The major drawback to Rhodes is that it is pretty rough around the edges right now. The docs give you almost all of the information you need and the rest you can pretty much guess. The hard part is that there are few examples of the design patterns that that you commonly use in any application that goes beyond a toy; however, the Rhomobile team is incredibly responsive on the google group and very welcoming of contributions to the docs on the wiki and the core code, so it is only a matter of time before this is fixed. I have run into a few bugs, but again, open source helps here.
On the awesome side of Rhodes: you are writing Ruby, CSS and HTML and once you know a design pattern, replicating it for another app (or another part of the same app) is trivial, which is typically not the case with languages like C or Java. It follows a pattern which a lot of mobile developers are using in their native apps of defining UI in embedded HTML controls that call out to native functions. Rhodes wires in Ruby, so you can easily embed code in HTML (with erb syntax and some useful helper methods borrowed from Rails).
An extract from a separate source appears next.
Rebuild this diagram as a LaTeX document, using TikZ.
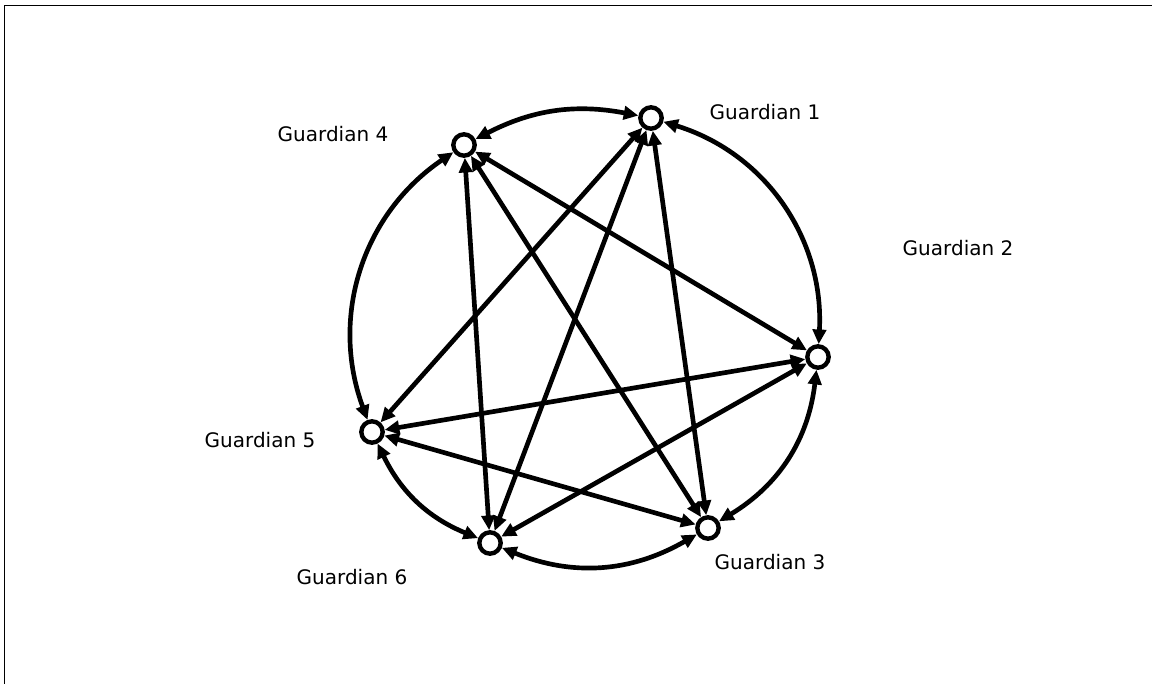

It seems a natural crystallization of the methodologies that manyfolk are building by hand, which is what you want and expect from any good framework.
RhoSync
RhoSync offers some serious magic. You can write a one page of code on the server side that translates your web service or whatever into a generic result set and then automatically syncs it to the client. I’ve written sync code before: even a basic implementation can stretch your brain and take some work to get right. By using RhoSync you can easily get the data from the server onto your client and vice-versa. Then, when you are out of cell-phone range or on a flaky network, your data is still available on the device, without additional development work. This is well-worth the license fee, and it is free for open source apps.
Final Notes
Rhodes 1.2 is a huge step forward. It is great to see this company quickly addressing known issues and adding features. RhoHub is a very cool idea. It is still in private beta (and deservedly so), but it is evolving quickly and I look forward to its public unveiling.
In summary, if you want to get into mobile app development, you know Ruby and you are comfortable on the cutting edge, Rhodes is a great option right now. If you need to develop a mobile app and you plan to spend some serious time on it, it’s worth starting now, even wih the rough spots, since after you climb the learning curve Rhodes and RhoSync will be a huge time saver.